Regimental headquarters named for decorated veteran
March 29, 2012
FORT BENNING, Ga. (March 28, 2012) -- With Friday's dedication of the headquarters building for 3rd Battalion, 81st Armor Regiment, the life and legacy of retired Col. James Leach was memorialized for generations to come. This legacy encompasses 34 years of service, the command of the 11th Armored Cavalry Regiment and a range of military honors.
"I know that Jimmy would be honored because he loved Armor," said his wife, Marion. "He loved the Armor family. He loved the Armor School. I feel like his presence is here. I thank those of you young Armor officers and young Armor Soldiers today who are going to carry on the tradition."
Marion said she hopes the Soldiers who come through Leach Hall take the time to stop and look at her husband's memorabilia on display in glass cases near the main entrance. The artifacts include his decorations, coins, burial flag, portrait and a World War II helmet with a bullet hole showing where he was shot Dec. 24, 1944, during the Battle of the Bulge. Despite being wounded twice during the fight, Leach led his men to victory with a devotion that earned him the Distinguished Service Cross.
"The dedication and naming of this building is a worthy tribute to a Soldier's Soldier," said retired Lt.

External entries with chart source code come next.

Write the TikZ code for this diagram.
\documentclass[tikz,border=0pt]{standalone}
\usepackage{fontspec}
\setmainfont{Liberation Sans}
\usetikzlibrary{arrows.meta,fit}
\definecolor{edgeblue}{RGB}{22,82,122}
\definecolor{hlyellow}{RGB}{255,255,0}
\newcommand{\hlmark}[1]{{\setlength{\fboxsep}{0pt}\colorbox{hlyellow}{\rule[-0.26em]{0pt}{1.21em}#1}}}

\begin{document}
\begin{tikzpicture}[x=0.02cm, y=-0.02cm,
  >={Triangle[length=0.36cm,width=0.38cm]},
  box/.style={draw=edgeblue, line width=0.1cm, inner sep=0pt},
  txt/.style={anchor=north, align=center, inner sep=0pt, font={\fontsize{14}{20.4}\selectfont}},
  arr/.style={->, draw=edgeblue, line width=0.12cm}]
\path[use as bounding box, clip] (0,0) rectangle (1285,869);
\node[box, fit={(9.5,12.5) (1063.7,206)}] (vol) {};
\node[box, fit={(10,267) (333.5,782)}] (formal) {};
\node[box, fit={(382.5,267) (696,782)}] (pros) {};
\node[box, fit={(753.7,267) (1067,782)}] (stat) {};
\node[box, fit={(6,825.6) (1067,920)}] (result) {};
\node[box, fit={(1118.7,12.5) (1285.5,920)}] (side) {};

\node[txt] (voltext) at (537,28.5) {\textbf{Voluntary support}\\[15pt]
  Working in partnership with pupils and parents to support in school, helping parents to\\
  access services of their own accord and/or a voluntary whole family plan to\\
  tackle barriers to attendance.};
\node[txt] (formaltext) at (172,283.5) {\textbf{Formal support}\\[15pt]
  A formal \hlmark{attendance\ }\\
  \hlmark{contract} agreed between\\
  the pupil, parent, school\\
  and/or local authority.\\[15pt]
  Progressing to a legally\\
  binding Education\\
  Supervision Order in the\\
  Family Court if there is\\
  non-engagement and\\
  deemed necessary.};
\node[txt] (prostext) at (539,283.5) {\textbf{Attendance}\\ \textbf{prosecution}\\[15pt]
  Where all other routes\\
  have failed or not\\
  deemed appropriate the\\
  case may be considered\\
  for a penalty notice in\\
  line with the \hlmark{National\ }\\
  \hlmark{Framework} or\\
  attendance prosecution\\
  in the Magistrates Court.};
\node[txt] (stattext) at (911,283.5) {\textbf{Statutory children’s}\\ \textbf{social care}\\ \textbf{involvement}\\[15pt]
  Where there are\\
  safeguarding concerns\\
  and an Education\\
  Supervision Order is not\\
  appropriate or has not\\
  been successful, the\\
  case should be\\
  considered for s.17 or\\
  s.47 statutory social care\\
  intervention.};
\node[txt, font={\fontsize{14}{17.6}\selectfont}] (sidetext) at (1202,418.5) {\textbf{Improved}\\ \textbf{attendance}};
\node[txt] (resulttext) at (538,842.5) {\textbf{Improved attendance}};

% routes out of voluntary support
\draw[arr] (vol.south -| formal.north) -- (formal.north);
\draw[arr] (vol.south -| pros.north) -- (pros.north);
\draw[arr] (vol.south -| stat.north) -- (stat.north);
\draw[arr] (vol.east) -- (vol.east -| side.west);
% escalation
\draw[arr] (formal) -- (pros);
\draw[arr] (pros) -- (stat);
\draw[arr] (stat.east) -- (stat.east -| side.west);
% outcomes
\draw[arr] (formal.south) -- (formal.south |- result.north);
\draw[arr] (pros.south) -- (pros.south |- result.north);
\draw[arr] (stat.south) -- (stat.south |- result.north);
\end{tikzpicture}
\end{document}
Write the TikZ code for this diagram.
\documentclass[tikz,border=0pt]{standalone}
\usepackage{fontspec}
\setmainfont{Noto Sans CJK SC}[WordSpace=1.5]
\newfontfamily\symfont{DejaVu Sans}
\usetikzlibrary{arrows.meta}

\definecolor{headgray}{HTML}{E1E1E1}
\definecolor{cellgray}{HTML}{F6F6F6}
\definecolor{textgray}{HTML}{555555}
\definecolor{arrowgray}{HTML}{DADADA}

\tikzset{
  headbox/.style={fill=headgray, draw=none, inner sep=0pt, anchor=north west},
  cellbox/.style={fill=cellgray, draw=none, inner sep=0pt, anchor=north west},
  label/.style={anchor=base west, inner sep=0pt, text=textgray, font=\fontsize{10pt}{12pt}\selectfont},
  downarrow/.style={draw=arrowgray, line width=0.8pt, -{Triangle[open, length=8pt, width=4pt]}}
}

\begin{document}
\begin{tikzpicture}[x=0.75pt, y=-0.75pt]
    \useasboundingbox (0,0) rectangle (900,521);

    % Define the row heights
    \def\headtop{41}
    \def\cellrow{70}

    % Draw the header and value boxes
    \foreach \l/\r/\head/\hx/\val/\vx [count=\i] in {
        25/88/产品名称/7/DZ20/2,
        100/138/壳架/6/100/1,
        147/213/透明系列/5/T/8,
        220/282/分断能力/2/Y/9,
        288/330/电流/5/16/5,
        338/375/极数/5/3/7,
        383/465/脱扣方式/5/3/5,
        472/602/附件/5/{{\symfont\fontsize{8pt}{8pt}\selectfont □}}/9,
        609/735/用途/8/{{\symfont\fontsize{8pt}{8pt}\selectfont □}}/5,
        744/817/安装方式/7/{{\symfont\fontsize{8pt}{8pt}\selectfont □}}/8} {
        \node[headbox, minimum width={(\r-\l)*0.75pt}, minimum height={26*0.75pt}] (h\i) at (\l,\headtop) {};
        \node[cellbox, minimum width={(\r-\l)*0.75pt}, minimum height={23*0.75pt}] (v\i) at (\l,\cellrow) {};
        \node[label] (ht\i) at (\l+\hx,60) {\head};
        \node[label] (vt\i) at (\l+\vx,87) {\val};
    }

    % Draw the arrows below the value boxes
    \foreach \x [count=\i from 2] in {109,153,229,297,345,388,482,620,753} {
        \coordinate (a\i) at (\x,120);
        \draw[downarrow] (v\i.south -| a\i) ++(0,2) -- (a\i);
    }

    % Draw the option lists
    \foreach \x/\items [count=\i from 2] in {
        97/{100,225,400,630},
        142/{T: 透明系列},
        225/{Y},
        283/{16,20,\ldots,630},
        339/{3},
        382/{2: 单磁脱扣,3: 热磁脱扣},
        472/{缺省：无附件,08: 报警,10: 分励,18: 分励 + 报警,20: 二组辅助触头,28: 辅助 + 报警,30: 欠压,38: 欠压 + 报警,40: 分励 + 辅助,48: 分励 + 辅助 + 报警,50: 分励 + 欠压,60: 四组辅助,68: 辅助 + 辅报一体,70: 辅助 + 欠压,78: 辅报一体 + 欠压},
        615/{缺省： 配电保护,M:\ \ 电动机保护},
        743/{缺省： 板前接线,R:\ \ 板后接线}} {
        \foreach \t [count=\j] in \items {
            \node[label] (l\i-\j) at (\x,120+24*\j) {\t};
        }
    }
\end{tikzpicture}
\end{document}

Gen. John Ballantyne, who shared his memories of Leach with the crowd of Family and friends who attended the ceremony.
"This gathering today has been very professionally and carefully arranged to accomplish really two things -- to honor and pay tribute to the late Col. Jimmy Leach, and then by his lifetime example to inspire all those who are going to have the good fortune of using … this fine new facility. Col. Leach was a Soldier and a warrior who loved his country, served with distinction through three wars. He was in every way a fine leader."
Ballantyne first met Leach in 1969 just after the latter had taken command of the 11th Armored Cavalry Regiment.

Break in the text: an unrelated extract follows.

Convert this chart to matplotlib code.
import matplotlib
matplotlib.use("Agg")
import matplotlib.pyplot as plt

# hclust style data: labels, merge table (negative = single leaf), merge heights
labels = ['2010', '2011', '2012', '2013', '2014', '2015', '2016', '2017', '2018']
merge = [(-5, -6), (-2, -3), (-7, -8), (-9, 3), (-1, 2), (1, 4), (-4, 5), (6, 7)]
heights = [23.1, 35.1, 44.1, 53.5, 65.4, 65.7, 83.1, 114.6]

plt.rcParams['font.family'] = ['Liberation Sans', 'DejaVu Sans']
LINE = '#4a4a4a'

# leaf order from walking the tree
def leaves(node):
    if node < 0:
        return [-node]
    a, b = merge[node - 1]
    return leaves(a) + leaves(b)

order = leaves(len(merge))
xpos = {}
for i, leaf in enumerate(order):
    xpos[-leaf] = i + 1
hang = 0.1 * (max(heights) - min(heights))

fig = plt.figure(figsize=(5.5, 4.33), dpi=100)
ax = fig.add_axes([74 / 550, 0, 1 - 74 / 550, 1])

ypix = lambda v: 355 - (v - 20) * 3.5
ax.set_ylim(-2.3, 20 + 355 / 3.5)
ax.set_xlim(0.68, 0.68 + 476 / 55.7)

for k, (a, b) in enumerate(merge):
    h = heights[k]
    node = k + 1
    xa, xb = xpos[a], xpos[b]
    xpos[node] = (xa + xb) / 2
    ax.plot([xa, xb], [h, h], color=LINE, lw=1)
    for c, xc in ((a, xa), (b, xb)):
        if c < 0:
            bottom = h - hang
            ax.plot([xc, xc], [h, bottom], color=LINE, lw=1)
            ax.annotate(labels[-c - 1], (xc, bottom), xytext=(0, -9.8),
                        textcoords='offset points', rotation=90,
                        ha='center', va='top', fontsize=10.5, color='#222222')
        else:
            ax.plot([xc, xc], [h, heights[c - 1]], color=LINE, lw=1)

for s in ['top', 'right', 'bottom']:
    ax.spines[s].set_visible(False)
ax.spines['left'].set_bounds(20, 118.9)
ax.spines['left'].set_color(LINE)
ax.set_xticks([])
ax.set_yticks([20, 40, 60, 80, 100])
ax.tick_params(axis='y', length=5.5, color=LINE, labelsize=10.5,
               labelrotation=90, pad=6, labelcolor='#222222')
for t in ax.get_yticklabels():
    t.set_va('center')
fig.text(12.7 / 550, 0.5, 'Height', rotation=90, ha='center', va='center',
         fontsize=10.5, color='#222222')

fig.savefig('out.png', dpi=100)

"A very hectic time -- the height of the Vietnam War," said Ballantyne, then the executive officer.
"We were working long hours," he said, "making assignments for second and third tours affecting officers and their careers and their Families. And busy as we were, Col. Jimmy Leach never failed to take the time to talk to any junior officer who walked in and wanted his counsel. That made for some long evenings sometimes. He personally reviewed every assignment for every officer and made sure it met the needs of the service, the needs of the officer and the needs of that officer's Family. He cared for the Soldiers he commanded."
Retired Col. James Bradin, who served with Leach in Vietnam, said his friend fought to save the careers of two young Soldiers who were wounded in Vietnam but wished to continue on active duty. Both later became general officers who rose to high positions of leadership in the Army.
"He worked hard at everything he did," Bradin said. "He was the guy who would stand up for the little guy. I miss him."
From all he has read and heard about him, Lt. Col. William Nuckols, commander of 3rd Bn., 81st Armor Regt., said Leach was "certainly one of the very best of 'The Greatest Generation.'"
His name and his belongings that grace the building will be seen by thousands of Soldiers every year who pass through the hall during training. But more importantly perhaps, it will be seen regularly by the cadre who train the Soldiers, Nuckols said.
"They've been to combat. They know," he said. "To see the faces on my NCOs out here reading his bio and looking at the artifacts -- you can see it on the face, they understand what a hero this guy was and the personal self-sacrifice he exhibited. So through them, it will have a tremendous impact on the 20,000 Soldiers a year we train. I have no doubt about that."